Sunday, August 12, 2012
Jimmies or Sprinkles? Getting the Details Right in Fiction
I’m just back from a beach vacation where I learned something new – in my hometown those little sugary doo-dads you sprinkle on your ice cream are called sprinkles but at the beach they’re called jimmies. I took note because I’m playing with the idea of a book that happens at the beach. As a reader, I know that any anomalies (such as sprinkles where there should be jimmies) can ruin the reading experience. And as several authors I know can attest to, anomalies can also ruin the writing experience since readers can and will send you an “oops” letter to inform you that you have the wrong flowers growing in your character’s garden, have them using the wrong curse words, or painted their ’57 Chevy a color that wasn’t available in ’57. And not only did it ruin the whole book for them, but they also told everyone they know about your mistake!
At first, you may believe that fact-checking is less important with fiction writing than with non-fiction. Not true! Unless you are writing science fiction or fantasy (where it’s equally important to follow the rules for the world you’ve created), one inaccuracy can destroy the entire world you’ve created. If your Oregon character is using Arkansas slang it’s tougher for a reader to lose themself in the story, to fall in love with your characters, to want to share that world with other readers.
If it’s something you’re an expert at such as slang in your region, a job you’ve held, a hobby or skill you have you’re all set. Proof, proof, proof. But what if it’s something out of your realm? Tulips, ancient Egyptian culture, the life of a taxi driver? How do you ensure that your book doesn’t include any glaring errors? Find the experts. I’ve found experts in several places:
1. Academia – College professors can be helpful with specific factual questions. It helps if you know or can obtain an introduction from a friend but sometimes an out-of-the-blue email can result in an answer. Emails seem to be the contact of choice for professors. To help narrow down who you should contact, go to a school’s website and learn what the professor has published recently. Just because they’re a history professor doesn’t mean they can answer your questions about World War II, they may be an expert in the French Revolution.
2. Professionals – Find someone doing the job of one of your characters to learn if you’ve got all the facts, lingo, and timelines correct. Many times there are public relations people for specific companies or professional organizations that are happy to make sure you portray their world correctly.

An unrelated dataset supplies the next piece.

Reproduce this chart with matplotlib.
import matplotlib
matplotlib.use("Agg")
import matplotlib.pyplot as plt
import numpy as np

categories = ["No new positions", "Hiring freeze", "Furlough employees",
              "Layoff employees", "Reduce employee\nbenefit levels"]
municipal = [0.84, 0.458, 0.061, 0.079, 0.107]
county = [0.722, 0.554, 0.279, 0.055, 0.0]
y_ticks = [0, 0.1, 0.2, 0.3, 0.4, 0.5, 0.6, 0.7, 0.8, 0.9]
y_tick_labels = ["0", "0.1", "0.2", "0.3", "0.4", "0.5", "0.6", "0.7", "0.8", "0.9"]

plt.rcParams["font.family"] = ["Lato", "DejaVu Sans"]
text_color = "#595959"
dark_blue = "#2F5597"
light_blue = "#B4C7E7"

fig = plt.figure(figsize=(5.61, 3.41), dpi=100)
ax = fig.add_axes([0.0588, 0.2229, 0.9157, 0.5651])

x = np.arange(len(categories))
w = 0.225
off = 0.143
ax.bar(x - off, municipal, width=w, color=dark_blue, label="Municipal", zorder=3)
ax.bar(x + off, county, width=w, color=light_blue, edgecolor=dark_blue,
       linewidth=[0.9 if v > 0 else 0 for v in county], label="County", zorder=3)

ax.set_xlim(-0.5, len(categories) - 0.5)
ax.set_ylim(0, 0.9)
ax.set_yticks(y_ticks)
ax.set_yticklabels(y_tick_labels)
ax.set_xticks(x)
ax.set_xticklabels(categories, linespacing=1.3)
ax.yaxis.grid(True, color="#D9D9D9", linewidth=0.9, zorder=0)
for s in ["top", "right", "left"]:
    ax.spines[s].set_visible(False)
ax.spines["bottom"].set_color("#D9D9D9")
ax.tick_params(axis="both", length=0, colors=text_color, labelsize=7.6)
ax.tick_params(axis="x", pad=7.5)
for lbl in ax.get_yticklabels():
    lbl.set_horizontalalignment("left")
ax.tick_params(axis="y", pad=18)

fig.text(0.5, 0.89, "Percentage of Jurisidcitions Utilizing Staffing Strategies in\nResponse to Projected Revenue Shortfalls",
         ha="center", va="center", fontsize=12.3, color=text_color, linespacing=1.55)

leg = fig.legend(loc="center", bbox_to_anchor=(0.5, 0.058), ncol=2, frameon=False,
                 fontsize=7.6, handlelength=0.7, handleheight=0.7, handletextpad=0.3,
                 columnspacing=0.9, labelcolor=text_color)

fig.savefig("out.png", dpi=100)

When I needed some basic information on the military world, a public relations officer at Dover Air Force Base and a local Army recruiter happily answered my questions and suggested other people that could help me.
3. Groups – There are groups for everything: gardeners, tattoo artists, Polish-Americans, collectors of beer bottles, Edgar Allen Poe enthusiasts, everything! Another great source that usually is happy to send out a mass email (or include a notice in their next newsletter) to their members about your questions.

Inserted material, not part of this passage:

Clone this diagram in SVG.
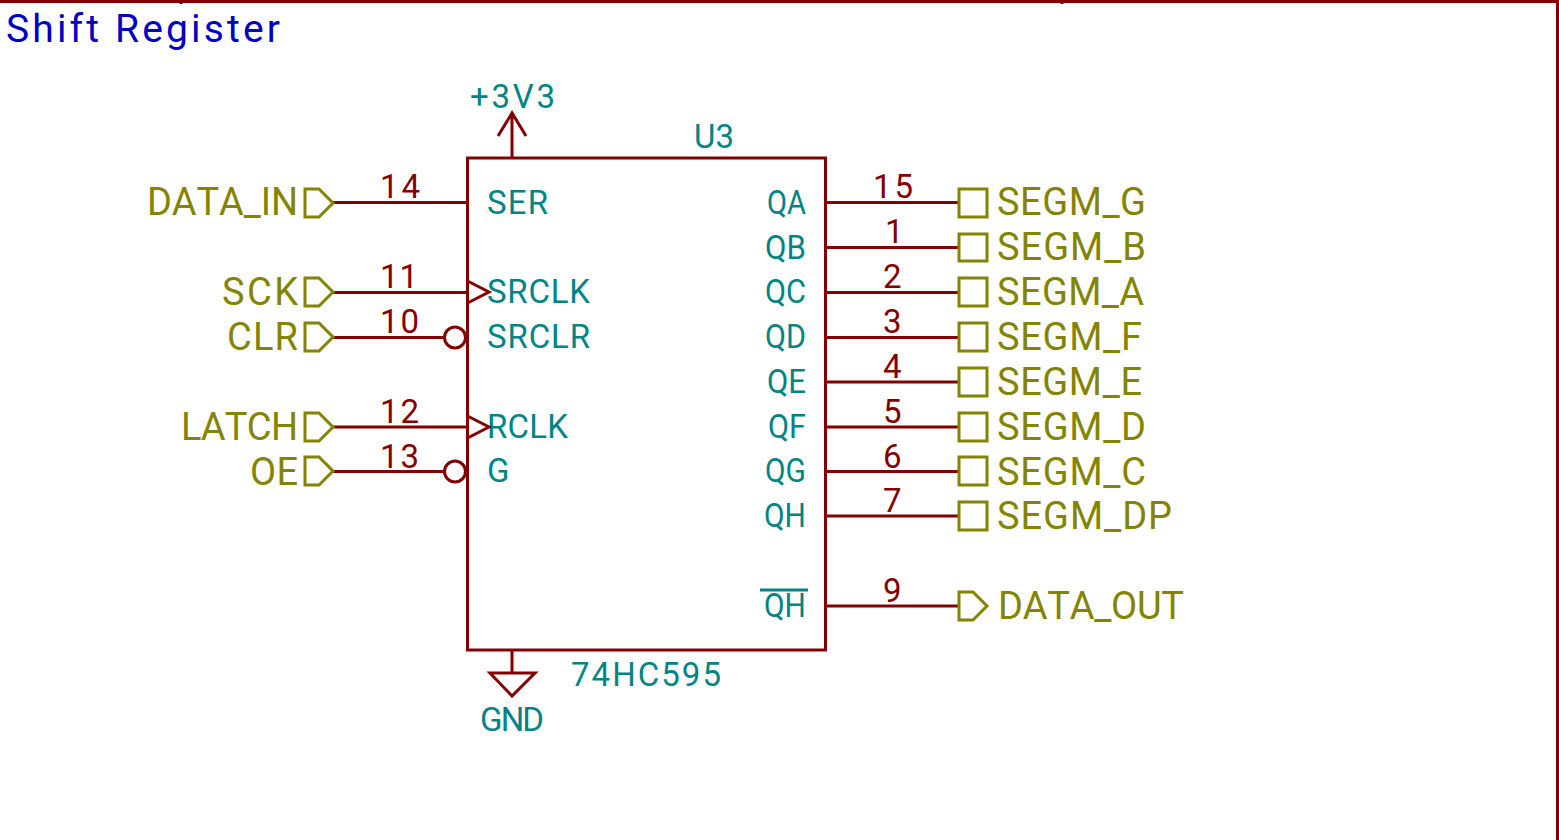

4. Non-expert Experts – Want to make sure you have city living right? Run your book by an urban resident. Not sure if your Southern slang rings true? Time to consult a Southern belle. They’re not exactly “experts” but it’s the life they lead. If they don’t know, who will?
In my experience, for more “official” experts the more specific you are, the better. Don’t expect a response if you send a 200 page manuscript to a state police officer with a “Did I get everything right?” Instead, give a broad overview of your book and your key questions such as:
1. Who notifies the coroner?
2. How many people would be at a small town murder scene?
3. Do you really wrap everything in yellow crime scene tape?
4. Do you wear blue booties in the crime scene?
When you’re looking for a more general “Does this feel like Alaska/Irish step dancers/a bakery shop?”, especially for things such as regional or special groups’ details and slang, it seem more helpful to include the entire manuscript ( or at least the section that features this group). Things are less overwhelming if you highlight words, actions, or details that could be wrong (or better expressed by group specific lingo). Ask them to focus on the highlighted sections but to read everything, just in case you missed a key error. Often your non-expert experts are family and friends so they are more willing to take the time to read an entire manuscript. The highlighting reminds them that you don’t just want a “I liked/didn’t like the story” but also their expertise on details about Alaska/Irish step dancers/bakery shops.
Never forget that in fiction writing, even the smallest fact is important. Take the time to get it right. Your readers will thank you…by not sending you “oops” letters.
Jodi Webb is a WOW Blog Tour organizer and has taken a bit of time off from her blog Words by Webb to focus on her YA novel that takes place mostly in her regional area (Hooray! She knows lots of experts.) and partially in the military world (Where she's met lots of helpful experts who call her ma'am.)